In this post, I’m going to walk you through the process I used to build a Vagrant box for Cumulus VX that will work with VMware desktop hypervisors (like VMware Fusion or VMware Workstation). Although Cumulus Networks offers several different versions of Cumulus VX to download, they do not (strangely enough) offer a Vagrant box that will work with VMware’s desktop hypervisors.

If you’re not familiar with Cumulus VX, it’s a virtual appliance version of Cumulus Linux. This allows you to test Cumulus Linux without needing compatible network hardware. This is really handy for testing configuration management tools against Cumulus Linux, for testing complex topologies before you implement them in production, or just for getting a feel for how Cumulus Linux works.

Naturally, this sounds like a perfect fit to use with Vagrant, so if you’re interested—as I am/was—in running Cumulus VX with Vagrant using a VMware desktop hypervisor, then the process described below should get you all fixed up.

First, you’ll want to get a hold of the VMware version of Cumulus VX. Navigate over to the Cumulus VX download page (a free registration is required), and download the VMware version. This will download an OVA file. Don’t download the Vagrant box; this is formatted for VirtualBox and won’t work (at least, it didn’t work for me).

OVA files are just TAR files, so after it has finished downloaded unpack the OVA file into separate files (the filename might be slightly different for you):

tar xvzf CumulusVX-2.5.6-4048c0a8213324c0-vmware.ova

You’ll end up with a VMware virtual disk (VMDK) file and an OVF manifest.

Next, using your VMware desktop hypervisor, import the OVF file. I tested this with VMware Fusion, but it should work very similarly with Workstation. This will create a “native” VMware VM.

Once the VM is imported, boot the VM. The Cumulus VX user guide provides the default username and password; after it has booted up, go ahead and log into the VM. You’ll also want to make sure the VM has connectivity to the Internet.

Now it’s time to configure the Cumulus VX instance to support Vagrant. The first step will be to copy the Vagrant default insecure SSH key into the Cumulus VX VM. Cumulus VX has wget installed by default, so you could use this command:

wget https://raw.githubusercontent.com/mitchellh/vagrant/master/keys/vagrant.pub

Then install the Vagrant insecure SSH key you just downloaded into the VM’s authorized_keys file:

cat vagrant.pub >> ~/.ssh/authorized_keys
chmod 0600 ~/.ssh/authorized_keys

That’s it for changes to the Cumulus VX instance; you can go ahead and shut down the VM.

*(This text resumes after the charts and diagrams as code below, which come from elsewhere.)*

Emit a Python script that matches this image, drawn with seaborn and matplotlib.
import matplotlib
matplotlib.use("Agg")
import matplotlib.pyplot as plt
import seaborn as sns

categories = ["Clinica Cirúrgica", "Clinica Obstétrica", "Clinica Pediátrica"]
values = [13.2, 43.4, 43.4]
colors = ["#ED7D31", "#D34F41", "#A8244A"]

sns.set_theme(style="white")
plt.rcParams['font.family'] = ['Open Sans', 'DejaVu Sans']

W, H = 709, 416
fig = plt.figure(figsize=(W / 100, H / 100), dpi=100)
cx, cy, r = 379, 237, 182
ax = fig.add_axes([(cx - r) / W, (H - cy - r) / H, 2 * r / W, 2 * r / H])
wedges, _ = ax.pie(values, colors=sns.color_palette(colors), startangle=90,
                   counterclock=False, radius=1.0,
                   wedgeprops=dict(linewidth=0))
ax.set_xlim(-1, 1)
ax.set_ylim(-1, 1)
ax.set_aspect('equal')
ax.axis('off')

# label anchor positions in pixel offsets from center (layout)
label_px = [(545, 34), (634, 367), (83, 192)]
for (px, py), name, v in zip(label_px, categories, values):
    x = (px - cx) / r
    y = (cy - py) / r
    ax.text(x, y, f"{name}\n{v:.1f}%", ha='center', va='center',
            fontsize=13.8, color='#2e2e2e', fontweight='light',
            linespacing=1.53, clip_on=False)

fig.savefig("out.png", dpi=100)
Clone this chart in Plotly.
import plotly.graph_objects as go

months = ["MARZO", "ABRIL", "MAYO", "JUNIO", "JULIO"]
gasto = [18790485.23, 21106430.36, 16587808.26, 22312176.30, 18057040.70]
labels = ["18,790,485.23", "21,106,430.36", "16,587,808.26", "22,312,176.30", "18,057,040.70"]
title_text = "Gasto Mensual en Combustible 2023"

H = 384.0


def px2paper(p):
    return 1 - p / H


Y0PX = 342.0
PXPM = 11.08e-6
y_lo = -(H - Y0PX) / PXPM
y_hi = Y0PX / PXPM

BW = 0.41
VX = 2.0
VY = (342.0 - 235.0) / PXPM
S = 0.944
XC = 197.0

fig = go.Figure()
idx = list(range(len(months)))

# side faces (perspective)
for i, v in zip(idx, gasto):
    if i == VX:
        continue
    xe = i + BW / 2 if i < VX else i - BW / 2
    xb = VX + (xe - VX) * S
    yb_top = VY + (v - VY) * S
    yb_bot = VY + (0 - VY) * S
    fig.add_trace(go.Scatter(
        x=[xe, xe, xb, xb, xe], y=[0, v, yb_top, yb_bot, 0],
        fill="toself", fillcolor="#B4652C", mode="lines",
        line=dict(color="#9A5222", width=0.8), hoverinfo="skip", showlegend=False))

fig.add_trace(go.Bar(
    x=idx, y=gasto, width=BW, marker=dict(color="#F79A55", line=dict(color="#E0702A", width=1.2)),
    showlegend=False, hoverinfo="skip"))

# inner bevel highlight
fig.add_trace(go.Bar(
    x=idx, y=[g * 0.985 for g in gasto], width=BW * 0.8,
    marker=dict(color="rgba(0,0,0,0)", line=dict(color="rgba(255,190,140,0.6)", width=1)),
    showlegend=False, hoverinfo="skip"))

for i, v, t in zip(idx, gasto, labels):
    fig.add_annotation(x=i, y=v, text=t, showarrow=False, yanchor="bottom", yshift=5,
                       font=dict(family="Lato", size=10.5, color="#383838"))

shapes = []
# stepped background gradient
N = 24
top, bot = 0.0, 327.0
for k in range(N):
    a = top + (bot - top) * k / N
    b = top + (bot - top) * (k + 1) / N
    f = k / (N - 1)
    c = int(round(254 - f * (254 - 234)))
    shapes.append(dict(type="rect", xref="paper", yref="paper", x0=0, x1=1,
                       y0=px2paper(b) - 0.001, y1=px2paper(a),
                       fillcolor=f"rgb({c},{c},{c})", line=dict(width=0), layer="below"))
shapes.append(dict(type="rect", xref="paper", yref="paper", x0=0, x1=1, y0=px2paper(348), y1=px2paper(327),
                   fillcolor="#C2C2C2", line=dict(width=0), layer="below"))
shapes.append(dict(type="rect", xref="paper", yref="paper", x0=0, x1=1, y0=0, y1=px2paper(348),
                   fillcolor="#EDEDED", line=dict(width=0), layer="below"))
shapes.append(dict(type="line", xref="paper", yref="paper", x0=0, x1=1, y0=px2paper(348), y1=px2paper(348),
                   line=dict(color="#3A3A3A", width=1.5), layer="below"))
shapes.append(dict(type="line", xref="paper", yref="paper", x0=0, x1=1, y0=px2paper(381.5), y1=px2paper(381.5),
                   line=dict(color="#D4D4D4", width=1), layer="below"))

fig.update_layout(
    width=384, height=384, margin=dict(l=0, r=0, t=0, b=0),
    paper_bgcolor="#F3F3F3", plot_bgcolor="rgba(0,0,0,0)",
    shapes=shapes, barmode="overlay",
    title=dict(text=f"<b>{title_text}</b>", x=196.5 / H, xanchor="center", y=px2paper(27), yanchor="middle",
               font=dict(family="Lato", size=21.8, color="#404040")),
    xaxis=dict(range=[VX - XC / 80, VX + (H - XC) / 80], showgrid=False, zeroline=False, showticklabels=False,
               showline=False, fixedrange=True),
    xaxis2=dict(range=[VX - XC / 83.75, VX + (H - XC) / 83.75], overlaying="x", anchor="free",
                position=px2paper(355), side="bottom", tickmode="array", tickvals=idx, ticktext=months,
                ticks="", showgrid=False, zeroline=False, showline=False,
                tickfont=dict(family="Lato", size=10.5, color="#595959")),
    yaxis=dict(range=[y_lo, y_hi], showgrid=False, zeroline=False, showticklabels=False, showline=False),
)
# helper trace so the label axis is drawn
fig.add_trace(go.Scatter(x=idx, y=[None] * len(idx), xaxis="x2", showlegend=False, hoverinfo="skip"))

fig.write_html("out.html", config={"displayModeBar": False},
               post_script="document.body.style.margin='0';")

In the same directory where the VM’s files are located, create a file named metadata.json with these contents:

{"provider": "vmware_desktop"}

In the same directory as metadata.json and the rest of the VM’s files, create another file named Vagrantfile with these contents:

# -*- mode: ruby -*-
# vi: set ft=ruby

Vagrant.configure("2") do |config|

  # Set the SSH username
  config.ssh.username = 'cumulus'

  # Use the default Vagrant insecure key
  config.ssh.insert_key = false

  # Disable the VMware Fusion GUI
  config.vm.provider 'vmware_fusion' do |v, override|
    v.gui = false
  end # config.vm.provider
end # Vagrant.configure

Finally, remove any *.plist files from the directory with the VM’s files, and also trash any log files.

Now you’re ready to package it all up. Vagrant boxes, like OVA files, are just TAR files, so create the Vagrant box with this command:

tar cvzf cumulus-vx.box ./*

After that command completes, add the new Vagrant box so that Vagrant can start using it:

vagrant box add cumulus-vx-2.5.6 cumulus-vx.box

While you’re at the CLI, add the vagrant-cumulus plugin you’ll need as well:

vagrant plugin install vagrant-cumulus

You can now start creating Vagrant environments that include Cumulus VX instances.

One final note: it looks like the vagrant-cumulus Vagrant plugin may have a bug that prevents it from correctly setting the hostname of Cumulus VX instances, so you’ll get an error when you run vagrant up. Despite the error, everything seems to work well, so I think you’re safe to ignore the error for now. I don’t have a workaround for that yet, but when I find one I’ll update this post with more information.